Comme la mer, mon amour, texte, mise en scène et interprétation de Boutaïna El Fekkak et Abdellah Taïa
Comme la mer, mon amour, texte, mise en scène et interprétation de Boutaïna El Fekkak et Abdellah Taïa
Dix-neuf ans qu’ils ne s’étaient pas vus. Et elle avait interrompu brutalement leur histoire passionnée d’amitié-amour. Pour lui, gay, elle était l’unique femme de sa vie mais pour elle, un frère joueur à qui elle pouvait tout confier, ses amours hétéros, ses pensées, ses questions, dans un joyeux corps-à-corps, « comme la mer », à Salé, au Maroc. Et puis cette rencontre à Paris et ces retrouvailles auxquelles il faudra du temps : lui saigne encore de cet abandon inexplicable et elle, bourgeoise guindée, reste muette et « désolée ». Ils vont se retrouver dans la joie des films égyptiens qu’ils aimaient tant, là-bas.
Cette trouvaille emmène avec eux le spectateur. Musiques sucrées, couleurs douçâtres et sentimentalisme kitsch consolent, apaisent, avec humour et sans illusions. Merveilleuses machines à remonter le temps. Elle et Lui vont pouvoir se raconter, se heurter, danser « comme la mer », toujours. Ils se seront donné le droit d’être sensibles, émus, et même sentimentaux sans honte ni ridicule et nous le public, nous leur en saurons gré.
Avec plus de gravité, elle pourra déployer toute la branche de son histoire qu’elle avait coupée dans le vif. Histoire de sa famille, avec la mort de son père, favori du Pouvoir et de la chance, brusquement déchu et dépouillé, de sa rupture à elle avec le Maroc, trouvant refuge et appui auprès d’un étranger. Entre eux, la vie peut reprendre, avec ses mots durs, joyeux et souvent drôles.

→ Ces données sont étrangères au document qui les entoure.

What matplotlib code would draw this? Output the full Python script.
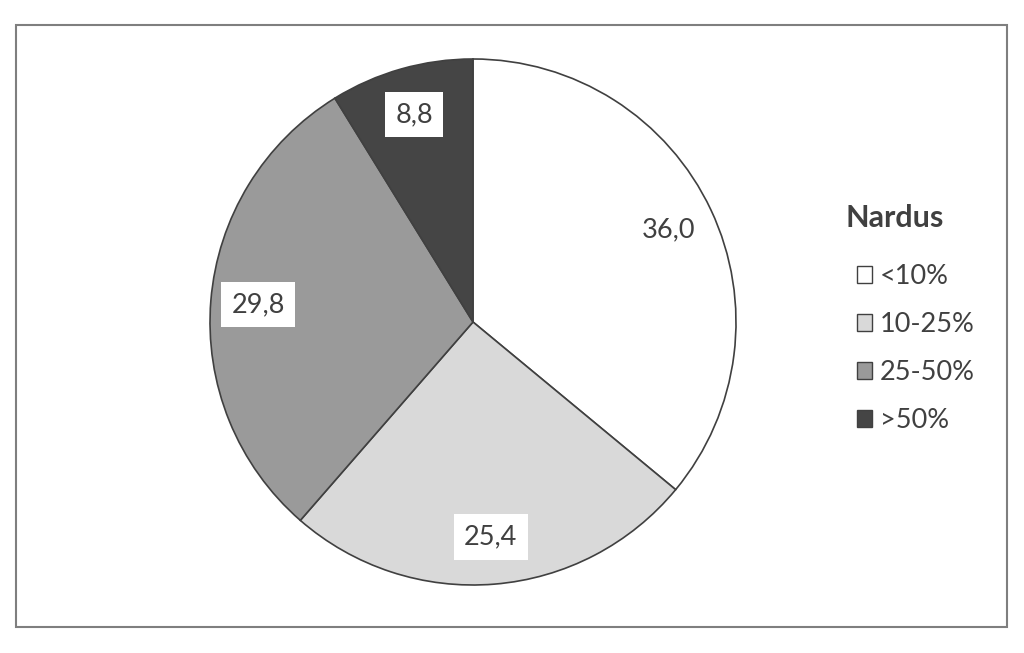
import matplotlib
matplotlib.use("Agg")
import matplotlib.pyplot as plt
from matplotlib.patches import Rectangle

plt.rcParams['font.family'] = ['Lato', 'DejaVu Sans']

categories = ['<10%', '10-25%', '25-50%', '>50%']
values = [36.0, 25.4, 29.8, 8.8]
colors = ['#ffffff', '#d9d9d9', '#9a9a9a', '#454545']
legend_title = 'Nardus'
text_color = '#404040'

W, H = 1024, 653
fig = plt.figure(figsize=(W / 100, H / 100), dpi=100)
fig.patch.set_facecolor('white')

# outer frame
fig.patches.append(Rectangle((16 / W, 1 - 627 / H), (1007 - 16) / W, (627 - 25) / H,
                             transform=fig.transFigure, fill=False,
                             edgecolor='#7f7f7f', linewidth=1.5))

cx, cy, r = 473, 322, 263
ax = fig.add_axes([(cx - r) / W, (H - cy - r) / H, 2 * r / W, 2 * r / H])
labels = [f"{v:.1f}".replace('.', ',') for v in values]
wedges, texts = ax.pie(values, colors=colors, startangle=90, counterclock=False,
                       labels=labels, labeldistance=0.82,
                       wedgeprops=dict(edgecolor='#404040', linewidth=1.2),
                       textprops=dict(fontsize=19.5, color=text_color))
for t in texts:
    t.set_ha('center')
    t.set_va('center')
    t.set_bbox(dict(facecolor='white', edgecolor='none', boxstyle='square,pad=0.38'))
ax.set_xlim(-1, 1)
ax.set_ylim(-1, 1)
ax.set_aspect('equal')

fig.text(845 / W, 1 - 218 / H, legend_title, ha='left', va='center',
         fontsize=22, fontweight='bold', color=text_color)

leg = fig.legend(wedges, categories, loc='upper left',
                 bbox_to_anchor=(857 / W, 1 - 264 / H), frameon=False,
                 fontsize=19.5, labelcolor=text_color,
                 borderaxespad=0, borderpad=0,
                 handlelength=0.55, handleheight=0.55, handletextpad=0.3,
                 labelspacing=0.85)
for h in leg.legend_handles:
    h.set_edgecolor('#404040')
    h.set_linewidth(1.0)

fig.savefig('out.png', dpi=100, facecolor='white')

Ne racontons pas trop, Boutaïna El Fekkak et Abdellah Taïa le font si bien… Après de premières lectures à Théâtre ouvert, il y a déjà trois ans, le spectacle de a suivi le chemin patient des résidences, entre autres à Lilas en scène et à la Filature de Mulhouse (festival Vagamondes, en janvier dernier), des représentations programmées et déprogrammées. Cette fois, ils ont pu jouer quatre soirs à Théâtre Ouvert et un au Théâtre de Chelles (Seine-et-Marne).
Ne pas manquez ce véritable petit bijou, fait d’une belle écriture précise, ciselée, qui nous met avec générosité face à nos propres émotions mais avec pudeur et sans faiblesse face à l’Histoire et à la politique. Un plaisir « fait maison », inattendu, avec juste ces comédiens-auteurs, un écran de cinéma et une bande-son.
Christine Friedel
Spectacle vu à Théâtre Ouvert, 159 avenue Gambetta, Paris ( XX ème)
Les 22 et 23 octobre au Théâtre central de La Louvière (Belgique).